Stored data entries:
— start —

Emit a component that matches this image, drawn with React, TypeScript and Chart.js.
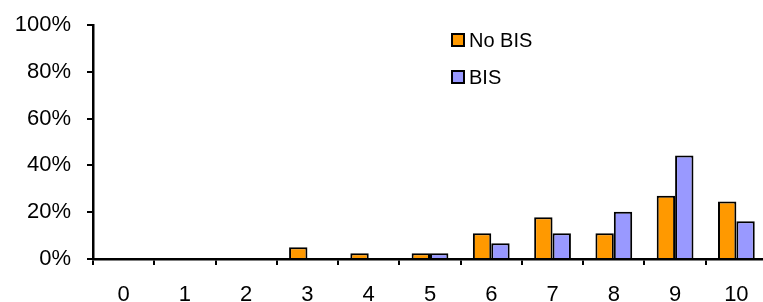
import React, { useEffect, useRef } from "react";
import { Chart, registerables } from "chart.js";

Chart.register(...registerables);

const categories = ["0", "1", "2", "3", "4", "5", "6", "7", "8", "9", "10"];
const noBisValues = [0, 0, 0, 5, 2.5, 2.5, 11, 17.8, 11, 27, 24.6];
const bisValues = [0, 0, 0, 0, 0, 2.5, 6.7, 11, 20.2, 44.2, 16.1];
const seriesLabels = ["No BIS", "BIS"];
const seriesColors = ["#FF9900", "#9999FF"];
const yMax = 100;
const yStep = 20;

const FONT = '"Liberation Sans", Arial, Helvetica, sans-serif';

const insideLegend = {
  id: "insideLegend",
  afterDraw(chart: any, _args: any, opts: any) {
    const ctx = chart.ctx;
    ctx.save();
    chart.data.datasets.forEach((ds: any, i: number) => {
      const bx = opts.x;
      const by = opts.y + i * opts.rowGap;
      ctx.fillStyle = ds.backgroundColor;
      ctx.fillRect(bx, by, opts.box, opts.box);
      ctx.strokeStyle = "#000";
      ctx.lineWidth = 2;
      ctx.strokeRect(bx, by, opts.box, opts.box);
      ctx.fillStyle = "#000";
      ctx.font = `${opts.fontSize}px ${FONT}`;
      ctx.textBaseline = "middle";
      ctx.textAlign = "left";
      ctx.fillText(ds.label, bx + opts.box + 5, by + opts.box / 2 + 1);
    });
    ctx.restore();
  },
};

export default function App() {
  const ref = useRef<HTMLCanvasElement | null>(null);

  useEffect(() => {
    if (!ref.current) return;
    const chart = new Chart(ref.current, {
      type: "bar",
      data: {
        labels: categories,
        datasets: [
          {
            label: seriesLabels[0],
            data: noBisValues,
            backgroundColor: seriesColors[0],
            borderColor: "#000",
            borderWidth: 2,
          },
          {
            label: seriesLabels[1],
            data: bisValues,
            backgroundColor: seriesColors[1],
            borderColor: "#000",
            borderWidth: 2,
          },
        ],
      },
      plugins: [insideLegend],
      options: {
        responsive: false,
        animation: false,
        devicePixelRatio: 1,
        layout: { padding: { top: 25, left: 0, right: 0, bottom: 0 } },
        datasets: {
          bar: { barPercentage: 1, categoryPercentage: 0.6 },
        },
        plugins: {
          legend: { display: false },
          tooltip: { enabled: false },
          insideLegend: { x: 452, y: 34, rowGap: 37, box: 12, fontSize: 20 },
        } as any,
        scales: {
          x: {
            grid: {
              offset: true,
              drawOnChartArea: false,
              drawTicks: true,
              tickLength: 6,
              color: "#000",
              lineWidth: 2,
            },
            border: { display: true, color: "#000", width: 2.5 },
            ticks: {
              color: "#000",
              font: { family: FONT, size: 22 },
              padding: 17,
              maxRotation: 0,
            },
            afterFit: (s: any) => {
              s.height = 43;
              s.paddingLeft = 0;
              s.paddingRight = 0;
            },
          },
          y: {
            min: 0,
            max: yMax,
            grid: {
              drawOnChartArea: false,
              drawTicks: true,
              tickLength: 6,
              color: "#000",
              lineWidth: 2,
            },
            border: { display: true, color: "#000", width: 2.5 },
            ticks: {
              stepSize: yStep,
              color: "#000",
              font: { family: FONT, size: 22 },
              padding: 16,
              callback: (v: any) => `${v}%`,
            },
            afterFit: (s: any) => {
              s.width = 93;
              s.paddingTop = 0;
              s.paddingBottom = 0;
            },
          },
        },
      },
    });
    return () => chart.destroy();
  }, []);

  return (
    <div
      style={{
        position: "absolute",
        left: 0,
        top: 0,
        width: 763,
        height: 302,
        overflow: "hidden",
        background: "#fff",
      }}
    >
      <canvas ref={ref} width={767} height={302} style={{ display: "block" }} />
    </div>
  );
}
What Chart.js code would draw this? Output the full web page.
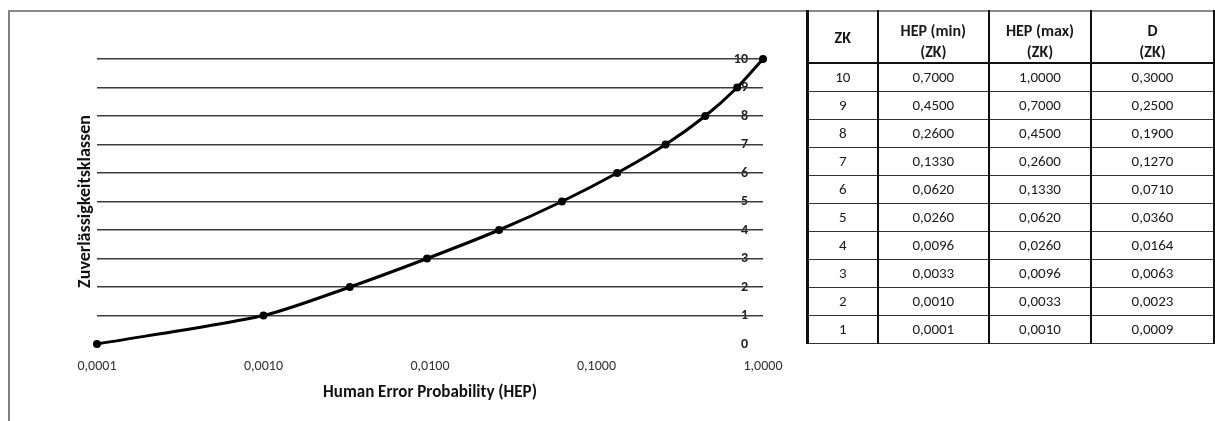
<!DOCTYPE html>
<html>
<head>
<meta charset="utf-8">
<script src="https://cdn.jsdelivr.net/npm/chart.js@4.4.1/dist/chart.umd.min.js"></script>
<style>
  html, body { margin: 0; padding: 0; background: #fff; overflow: hidden; }
  body { width: 1215px; height: 421px; position: relative; font-family: Carlito, Lato, sans-serif; }
  #chartBox {
    position: absolute; left: 8px; top: 10px; width: 798px; height: 420px;
    border-left: 2px solid #7f7f7f; border-top: 2px solid #8a8a8a;
  }
  #chartWrap { position: absolute; left: 0; top: 0; width: 797px; height: 409px; }
  #zkTable {
    position: absolute; left: 806px; top: 10px;
    border-collapse: collapse; table-layout: fixed; color: #1a1a1a;
    font-size: 15px;
  }
  #zkTable td, #zkTable th {
    text-align: center; padding: 0;
    border-left: 2px solid #111; border-right: 2px solid #111;
    border-bottom: 1.5px solid #333;
  }
  #zkTable th {
    font-weight: bold; font-size: 16px; height: 50px; line-height: 21px; vertical-align: bottom;
    border-top: 2px solid #8a8a8a; border-bottom: 2px solid #111;
  }
  #zkTable th.single { vertical-align: middle; }
  #zkTable td { height: 27px; line-height: 27px; }
  #zkTable tr td:first-child, #zkTable tr th:first-child { border-left: 3px solid #111; }
</style>
</head>
<body>
<div id="chartBox">
  <div id="chartWrap"><canvas id="hepChart"></canvas></div>
</div>
<table id="zkTable">
  <colgroup><col style="width:72px"><col style="width:114px"><col style="width:104px"><col style="width:126px"></colgroup>
  <thead id="zkHead"></thead>
  <tbody id="zkBody"></tbody>
</table>
<script>
const zkClasses = [10, 9, 8, 7, 6, 5, 4, 3, 2, 1];
const hepMin = [0.7, 0.45, 0.26, 0.133, 0.062, 0.026, 0.0096, 0.0033, 0.001, 0.0001];
const hepMax = [1.0, 0.7, 0.45, 0.26, 0.133, 0.062, 0.026, 0.0096, 0.0033, 0.001];
const dValues = [0.3, 0.25, 0.19, 0.127, 0.071, 0.036, 0.0164, 0.0063, 0.0023, 0.0009];

const xTickValues = [0.0001, 0.001, 0.01, 0.1, 1];
const yTickValues = [0, 1, 2, 3, 4, 5, 6, 7, 8, 9, 10];

const fontFamily = "Carlito, Lato, sans-serif";

function fmt(v) {
  return v.toFixed(4).replace(".", ",");
}

// Tabelle
const head = document.getElementById("zkHead");
head.innerHTML =
  '<tr><th class="single">ZK</th><th>HEP (min)<br>(ZK)</th><th>HEP (max)<br>(ZK)</th><th>D<br>(ZK)</th></tr>';
const body = document.getElementById("zkBody");
zkClasses.forEach((zk, i) => {
  const tr = document.createElement("tr");
  [String(zk), fmt(hepMin[i]), fmt(hepMax[i]), fmt(dValues[i])].forEach((t) => {
    const td = document.createElement("td");
    td.textContent = t;
    tr.appendChild(td);
  });
  body.appendChild(tr);
});

// Kurve: Klasse k endet bei HEP(max), Klasse 0 liegt bei der kleinsten HEP(min)
const curve = [{ x: hepMin[hepMin.length - 1], y: 0 }];
for (let i = zkClasses.length - 1; i >= 0; i--) {
  curve.push({ x: hepMax[i], y: zkClasses[i] });
}

// y-Beschriftung rechts im Diagramm, unter den Gitterlinien (wie im Original)
const innerYLabels = {
  id: "innerYLabels",
  beforeDraw(chart) {
    const { ctx, chartArea, scales } = chart;
    ctx.save();
    ctx.font = "bold 14px " + fontFamily;
    ctx.fillStyle = "#222";
    ctx.textAlign = "right";
    ctx.textBaseline = "middle";
    yTickValues.forEach((v) => {
      ctx.fillText(String(v), chartArea.right - 15, scales.y.getPixelForValue(v));
    });
    ctx.restore();
  },
};

const ctx = document.getElementById("hepChart").getContext("2d");
new Chart(ctx, {
  type: "line",
  data: {
    datasets: [
      {
        data: curve,
        borderColor: "#000",
        backgroundColor: "#000",
        borderWidth: 3,
        pointRadius: 4,
        pointBackgroundColor: "#000",
        pointBorderWidth: 0,
        tension: 0.25,
        clip: false,
      },
    ],
  },
  options: {
    responsive: true,
    maintainAspectRatio: false,
    animation: false,
    events: [],
    layout: { padding: { left: 61, right: 44, top: 47, bottom: 14 } },
    plugins: { legend: { display: false }, tooltip: { enabled: false } },
    scales: {
      x: {
        type: "logarithmic",
        min: 0.0001,
        max: 1,
        afterBuildTicks: (scale) => {
          scale.ticks = xTickValues.map((v) => ({ value: v }));
        },
        afterFit: (scale) => {
          scale.height = 63;
        },
        grid: { display: false, drawTicks: false },
        border: { display: false },
        ticks: {
          padding: 14,
          color: "#333",
          font: { family: fontFamily, size: 14 },
          maxRotation: 0,
          callback: (v) => fmt(Number(v)),
        },
        title: {
          display: true,
          text: "Human Error Probability (HEP)",
          color: "#111",
          font: { family: fontFamily, size: 17, weight: "bold" },
          padding: { top: 0, bottom: 4 },
        },
      },
      y: {
        position: "left",
        min: 0,
        max: 10,
        afterBuildTicks: (scale) => {
          scale.ticks = yTickValues.map((v) => ({ value: v }));
        },
        afterFit: (scale) => {
          scale.width = 26;
        },
        grid: {
          drawTicks: false,
          lineWidth: 1.6,
          color: (c) => (c.tick && c.tick.value === 0 ? "rgba(0,0,0,0)" : "#3c3c3c"),
        },
        border: { display: false },
        ticks: { display: false },
        title: {
          display: true,
          text: "Zuverlässigkeitsklassen",
          color: "#111",
          font: { family: fontFamily, size: 18, weight: "bold" },
          padding: { top: 4, bottom: 0 },
        },
      },
    },
  },
  plugins: [innerYLabels],
});
</script>
</body>
</html>
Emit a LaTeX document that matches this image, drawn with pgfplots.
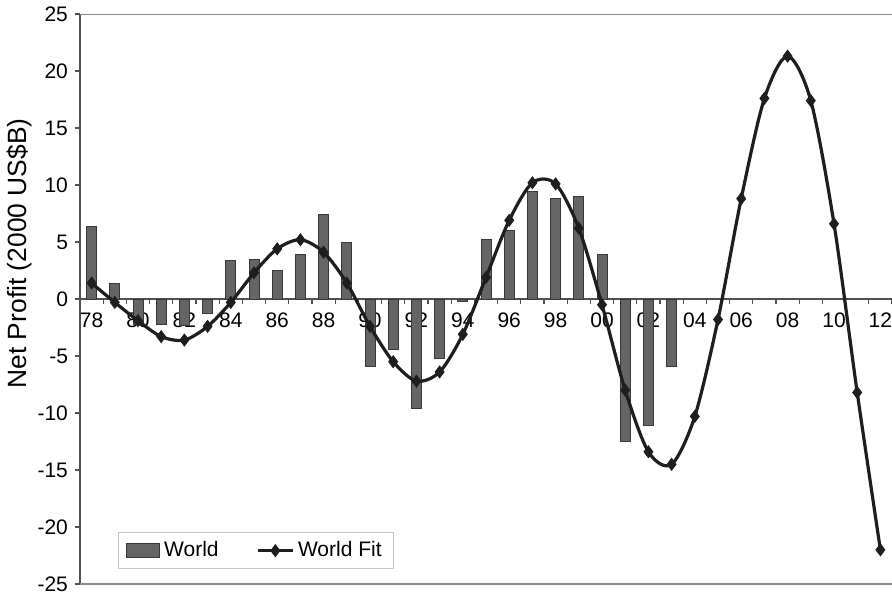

— end —

EXERCISE: Without any pictures, reproduce the lines from the first one in the material through the line that has "Chart.register(...registerables);", exactly as they appear.

RESPONSE TO THIS EXERCISE:
Emit a component that matches this image, drawn with React, TypeScript and Chart.js.
import React, { useEffect, useRef } from "react";
import { Chart, registerables } from "chart.js";

Chart.register(...registerables);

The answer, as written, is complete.